### Data extract:
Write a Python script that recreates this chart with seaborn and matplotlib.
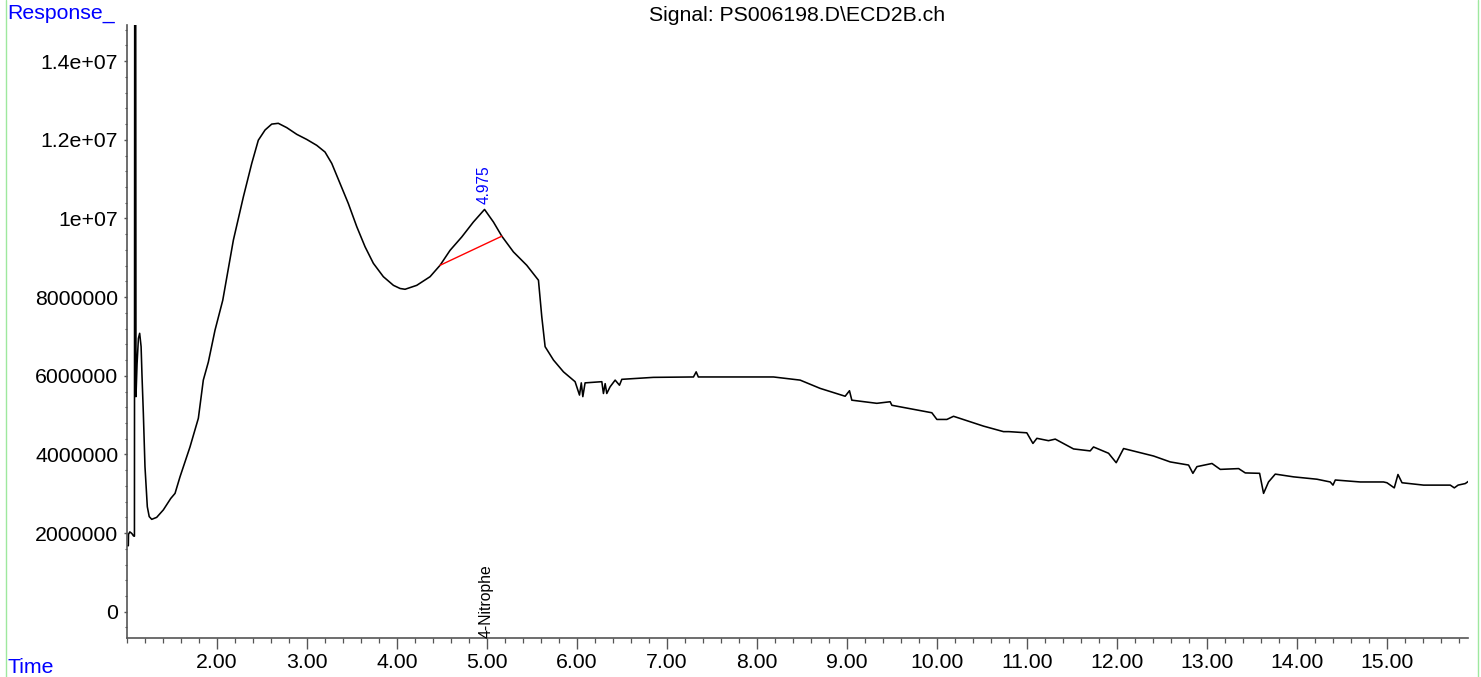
import matplotlib
matplotlib.use("Agg")
import matplotlib.pyplot as plt
from matplotlib.lines import Line2D
from matplotlib.ticker import FixedLocator, FixedFormatter, MultipleLocator
import matplotlib.transforms as mtransforms
import pandas as pd
import seaborn as sns

# chromatogram trace (time in min, response in 1e6 counts)
time_min = [
    1.000, 1.018, 1.020, 1.035, 1.057, 1.075, 1.086, 1.089, 1.100, 1.103,
    1.115, 1.130, 1.144, 1.160, 1.170, 1.185, 1.203, 1.229, 1.250, 1.278,
    1.333, 1.407, 1.489, 1.537, 1.592, 1.703, 1.796, 1.851, 1.907, 1.981,
    2.067, 2.185, 2.296, 2.389, 2.462, 2.537, 2.611, 2.684, 2.778, 2.889,
    3.000, 3.111, 3.203, 3.278, 3.370, 3.462, 3.556, 3.648, 3.740, 3.851,
    3.963, 4.037, 4.092, 4.222, 4.370, 4.481, 4.592, 4.722, 4.851, 4.975,
    5.074, 5.167, 5.296, 5.444, 5.574, 5.611, 5.648, 5.741, 5.852, 5.981,
    6.030, 6.050, 6.067, 6.092, 6.278, 6.296, 6.315, 6.333, 6.370, 6.426,
    6.474, 6.500, 6.851, 7.296, 7.326, 7.350, 7.963, 8.185, 8.481, 8.703,
    8.981, 9.029, 9.055, 9.333, 9.481, 9.500, 9.778, 9.944, 10.000, 10.111,
    10.185, 10.518, 10.740, 10.800, 10.999, 11.067, 11.111, 11.240, 11.315, 11.518,
    11.703, 11.740, 11.907, 11.992, 12.074, 12.407, 12.592, 12.796, 12.844, 12.889,
    13.056, 13.148, 13.352, 13.426, 13.585, 13.629, 13.684, 13.759, 13.962, 14.222,
    14.370, 14.400, 14.426, 14.703, 14.962, 15.000, 15.081, 15.122, 15.167, 15.407,
    15.703, 15.748, 15.790, 15.870, 15.907,
]
response_m = [
    1.68, 1.68, 1.97, 2.03, 1.99, 1.93, 1.92, 16.0, 16.0, 5.47,
    6.30, 6.95, 7.08, 6.74, 6.00, 5.04, 3.69, 2.67, 2.42, 2.35,
    2.40, 2.59, 2.88, 3.01, 3.43, 4.19, 4.92, 5.89, 6.35, 7.16,
    7.92, 9.45, 10.55, 11.40, 11.99, 12.25, 12.40, 12.42, 12.31, 12.14,
    12.01, 11.86, 11.69, 11.40, 10.89, 10.38, 9.79, 9.28, 8.86, 8.52,
    8.30, 8.22, 8.20, 8.30, 8.52, 8.81, 9.19, 9.53, 9.91, 10.23,
    9.91, 9.55, 9.15, 8.81, 8.43, 7.50, 6.74, 6.40, 6.10, 5.85,
    5.51, 5.82, 5.47, 5.82, 5.85, 5.55, 5.80, 5.55, 5.72, 5.89,
    5.76, 5.91, 5.96, 5.97, 6.10, 5.97, 5.97, 5.97, 5.89, 5.68,
    5.48, 5.62, 5.38, 5.30, 5.34, 5.25, 5.13, 5.06, 4.89, 4.89,
    4.97, 4.72, 4.58, 4.58, 4.55, 4.28, 4.41, 4.35, 4.39, 4.14,
    4.09, 4.19, 4.03, 3.79, 4.15, 3.96, 3.81, 3.73, 3.52, 3.69,
    3.77, 3.62, 3.64, 3.53, 3.52, 3.01, 3.30, 3.50, 3.43, 3.37,
    3.30, 3.22, 3.35, 3.30, 3.30, 3.28, 3.15, 3.49, 3.28, 3.22,
    3.22, 3.15, 3.22, 3.26, 3.32,
]

# integration baseline under the 4.975 peak
baseline_t = [4.481, 5.167]
baseline_m = [8.81, 9.55]

peak_time = 4.975
peak_label = "4.975"
peak_top_m = 10.38
compound_name = "4-Nitrophe"

x_ticks = [2, 3, 4, 5, 6, 7, 8, 9, 10, 11, 12, 13, 14, 15]
x_labels = ["2.00", "3.00", "4.00", "5.00", "6.00", "7.00", "8.00", "9.00",
            "10.00", "11.00", "12.00", "13.00", "14.00", "15.00"]
y_ticks = [0, 2e6, 4e6, 6e6, 8e6, 1e7, 1.2e7, 1.4e7]
y_labels = ["0", "2000000", "4000000", "6000000", "8000000",
            "1e+07", "1.2e+07", "1.4e+07"]

sns.set_style("ticks")
plt.rcParams['font.family'] = ['Liberation Sans', 'DejaVu Sans']

W, H = 1481, 677
fig = plt.figure(figsize=(W / 100, H / 100), dpi=100)
ax = fig.add_axes([126.7 / W, 1 - 637.7 / H, (1468 - 126.7) / W, (637.7 - 25) / H])

trace = pd.DataFrame({"t": time_min, "r": [v * 1e6 for v in response_m]})
base = pd.DataFrame({"t": baseline_t, "r": [v * 1e6 for v in baseline_m]})

sns.lineplot(data=trace, x="t", y="r", ax=ax, color="black", lw=1.15,
             estimator=None, sort=False)
sns.lineplot(data=base, x="t", y="r", ax=ax, color="red", lw=1.0,
             estimator=None, sort=False)

ax.set_xlim(1.0, 15.9)
ax.set_ylim(-0.66e6, 14.92e6)
ax.set_xlabel("")
ax.set_ylabel("")

ax.xaxis.set_major_locator(FixedLocator(x_ticks))
ax.xaxis.set_major_formatter(FixedFormatter(x_labels))
ax.xaxis.set_minor_locator(MultipleLocator(0.2))
ax.yaxis.set_major_locator(FixedLocator(y_ticks))
ax.yaxis.set_major_formatter(FixedFormatter(y_labels))
ax.yaxis.set_minor_locator(MultipleLocator(4e5))

for side in ("top", "right"):
    ax.spines[side].set_visible(False)
for side in ("left", "bottom"):
    ax.spines[side].set_color("#555555")
    ax.spines[side].set_linewidth(1.2)

ax.tick_params(axis="x", which="major", length=8, width=1.0, color="#555555",
               labelsize=15.3, labelcolor="black", pad=3)
ax.tick_params(axis="x", which="minor", length=3.6, width=0.9, color="#555555")
ax.tick_params(axis="y", which="major", length=2.5, width=1.0, color="#555555",
               labelsize=15.3, labelcolor="black", pad=3.5)
ax.tick_params(axis="y", which="minor", length=1.2, width=0.8, color="#555555")

# peak annotations
ax.text(peak_time, peak_top_m * 1e6, peak_label, rotation=90, ha="center",
        va="bottom", color="blue", fontsize=11.2)
trans = mtransforms.blended_transform_factory(ax.transData, ax.transAxes)
ax.text(peak_time + 0.02, 0.0, compound_name, rotation=90, ha="center",
        va="bottom", color="black", fontsize=11.3, transform=trans)

# header / footer labels
fig.text(7 / W, 1 - 18.3 / H, "Response_", color="blue", fontsize=15.3,
         ha="left", va="baseline")
fig.text(7 / W, 1 - 672.7 / H, "Time", color="blue", fontsize=15.3,
         ha="left", va="baseline")
fig.text(796.7 / W, 1 - 20.7 / H, "Signal: PS006198.D\\ECD2B.ch", color="black",
         fontsize=15.3, ha="center", va="baseline")

# thin green frame lines at the page edges
fig.add_artist(Line2D([5.5 / W, 5.5 / W], [0, 1], color="#9ee89e", lw=1.0))
fig.add_artist(Line2D([1478 / W, 1478 / W], [0, 1], color="#9ee89e", lw=1.0))

fig.savefig("out.png", dpi=100)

### Problem details:
Without the pictures, retype the whole of the material above exactly.

### Task response:
Write a Python script that recreates this chart with seaborn and matplotlib.
import matplotlib
matplotlib.use("Agg")
import matplotlib.pyplot as plt
from matplotlib.lines import Line2D
from matplotlib.ticker import FixedLocator, FixedFormatter, MultipleLocator
import matplotlib.transforms as mtransforms
import pandas as pd
import seaborn as sns

# chromatogram trace (time in min, response in 1e6 counts)
time_min = [
    1.000, 1.018, 1.020, 1.035, 1.057, 1.075, 1.086, 1.089, 1.100, 1.103,
    1.115, 1.130, 1.144, 1.160, 1.170, 1.185, 1.203, 1.229, 1.250, 1.278,
    1.333, 1.407, 1.489, 1.537, 1.592, 1.703, 1.796, 1.851, 1.907, 1.981,
    2.067, 2.185, 2.296, 2.389, 2.462, 2.537, 2.611, 2.684, 2.778, 2.889,
    3.000, 3.111, 3.203, 3.278, 3.370, 3.462, 3.556, 3.648, 3.740, 3.851,
    3.963, 4.037, 4.092, 4.222, 4.370, 4.481, 4.592, 4.722, 4.851, 4.975,
    5.074, 5.167, 5.296, 5.444, 5.574, 5.611, 5.648, 5.741, 5.852, 5.981,
    6.030, 6.050, 6.067, 6.092, 6.278, 6.296, 6.315, 6.333, 6.370, 6.426,
    6.474, 6.500, 6.851, 7.296, 7.326, 7.350, 7.963, 8.185, 8.481, 8.703,
    8.981, 9.029, 9.055, 9.333, 9.481, 9.500, 9.778, 9.944, 10.000, 10.111,
    10.185, 10.518, 10.740, 10.800, 10.999, 11.067, 11.111, 11.240, 11.315, 11.518,
    11.703, 11.740, 11.907, 11.992, 12.074, 12.407, 12.592, 12.796, 12.844, 12.889,
    13.056, 13.148, 13.352, 13.426, 13.585, 13.629, 13.684, 13.759, 13.962, 14.222,
    14.370, 14.400, 14.426, 14.703, 14.962, 15.000, 15.081, 15.122, 15.167, 15.407,
    15.703, 15.748, 15.790, 15.870, 15.907,
]
response_m = [
    1.68, 1.68, 1.97, 2.03, 1.99, 1.93, 1.92, 16.0, 16.0, 5.47,
    6.30, 6.95, 7.08, 6.74, 6.00, 5.04, 3.69, 2.67, 2.42, 2.35,
    2.40, 2.59, 2.88, 3.01, 3.43, 4.19, 4.92, 5.89, 6.35, 7.16,
    7.92, 9.45, 10.55, 11.40, 11.99, 12.25, 12.40, 12.42, 12.31, 12.14,
    12.01, 11.86, 11.69, 11.40, 10.89, 10.38, 9.79, 9.28, 8.86, 8.52,
    8.30, 8.22, 8.20, 8.30, 8.52, 8.81, 9.19, 9.53, 9.91, 10.23,
    9.91, 9.55, 9.15, 8.81, 8.43, 7.50, 6.74, 6.40, 6.10, 5.85,
    5.51, 5.82, 5.47, 5.82, 5.85, 5.55, 5.80, 5.55, 5.72, 5.89,
    5.76, 5.91, 5.96, 5.97, 6.10, 5.97, 5.97, 5.97, 5.89, 5.68,
    5.48, 5.62, 5.38, 5.30, 5.34, 5.25, 5.13, 5.06, 4.89, 4.89,
    4.97, 4.72, 4.58, 4.58, 4.55, 4.28, 4.41, 4.35, 4.39, 4.14,
    4.09, 4.19, 4.03, 3.79, 4.15, 3.96, 3.81, 3.73, 3.52, 3.69,
    3.77, 3.62, 3.64, 3.53, 3.52, 3.01, 3.30, 3.50, 3.43, 3.37,
    3.30, 3.22, 3.35, 3.30, 3.30, 3.28, 3.15, 3.49, 3.28, 3.22,
    3.22, 3.15, 3.22, 3.26, 3.32,
]

# integration baseline under the 4.975 peak
baseline_t = [4.481, 5.167]
baseline_m = [8.81, 9.55]

peak_time = 4.975
peak_label = "4.975"
peak_top_m = 10.38
compound_name = "4-Nitrophe"

x_ticks = [2, 3, 4, 5, 6, 7, 8, 9, 10, 11, 12, 13, 14, 15]
x_labels = ["2.00", "3.00", "4.00", "5.00", "6.00", "7.00", "8.00", "9.00",
            "10.00", "11.00", "12.00", "13.00", "14.00", "15.00"]
y_ticks = [0, 2e6, 4e6, 6e6, 8e6, 1e7, 1.2e7, 1.4e7]
y_labels = ["0", "2000000", "4000000", "6000000", "8000000",
            "1e+07", "1.2e+07", "1.4e+07"]

sns.set_style("ticks")
plt.rcParams['font.family'] = ['Liberation Sans', 'DejaVu Sans']

W, H = 1481, 677
fig = plt.figure(figsize=(W / 100, H / 100), dpi=100)
ax = fig.add_axes([126.7 / W, 1 - 637.7 / H, (1468 - 126.7) / W, (637.7 - 25) / H])

trace = pd.DataFrame({"t": time_min, "r": [v * 1e6 for v in response_m]})
base = pd.DataFrame({"t": baseline_t, "r": [v * 1e6 for v in baseline_m]})

sns.lineplot(data=trace, x="t", y="r", ax=ax, color="black", lw=1.15,
             estimator=None, sort=False)
sns.lineplot(data=base, x="t", y="r", ax=ax, color="red", lw=1.0,
             estimator=None, sort=False)

ax.set_xlim(1.0, 15.9)
ax.set_ylim(-0.66e6, 14.92e6)
ax.set_xlabel("")
ax.set_ylabel("")

ax.xaxis.set_major_locator(FixedLocator(x_ticks))
ax.xaxis.set_major_formatter(FixedFormatter(x_labels))
ax.xaxis.set_minor_locator(MultipleLocator(0.2))
ax.yaxis.set_major_locator(FixedLocator(y_ticks))
ax.yaxis.set_major_formatter(FixedFormatter(y_labels))
ax.yaxis.set_minor_locator(MultipleLocator(4e5))

for side in ("top", "right"):
    ax.spines[side].set_visible(False)
for side in ("left", "bottom"):
    ax.spines[side].set_color("#555555")
    ax.spines[side].set_linewidth(1.2)

ax.tick_params(axis="x", which="major", length=8, width=1.0, color="#555555",
               labelsize=15.3, labelcolor="black", pad=3)
ax.tick_params(axis="x", which="minor", length=3.6, width=0.9, color="#555555")
ax.tick_params(axis="y", which="major", length=2.5, width=1.0, color="#555555",
               labelsize=15.3, labelcolor="black", pad=3.5)
ax.tick_params(axis="y", which="minor", length=1.2, width=0.8, color="#555555")

# peak annotations
ax.text(peak_time, peak_top_m * 1e6, peak_label, rotation=90, ha="center",
        va="bottom", color="blue", fontsize=11.2)
trans = mtransforms.blended_transform_factory(ax.transData, ax.transAxes)
ax.text(peak_time + 0.02, 0.0, compound_name, rotation=90, ha="center",
        va="bottom", color="black", fontsize=11.3, transform=trans)

# header / footer labels
fig.text(7 / W, 1 - 18.3 / H, "Response_", color="blue", fontsize=15.3,
         ha="left", va="baseline")
fig.text(7 / W, 1 - 672.7 / H, "Time", color="blue", fontsize=15.3,
         ha="left", va="baseline")
fig.text(796.7 / W, 1 - 20.7 / H, "Signal: PS006198.D\\ECD2B.ch", color="black",
         fontsize=15.3, ha="center", va="baseline")

# thin green frame lines at the page edges
fig.add_artist(Line2D([5.5 / W, 5.5 / W], [0, 1], color="#9ee89e", lw=1.0))
fig.add_artist(Line2D([1478 / W, 1478 / W], [0, 1], color="#9ee89e", lw=1.0))

fig.savefig("out.png", dpi=100)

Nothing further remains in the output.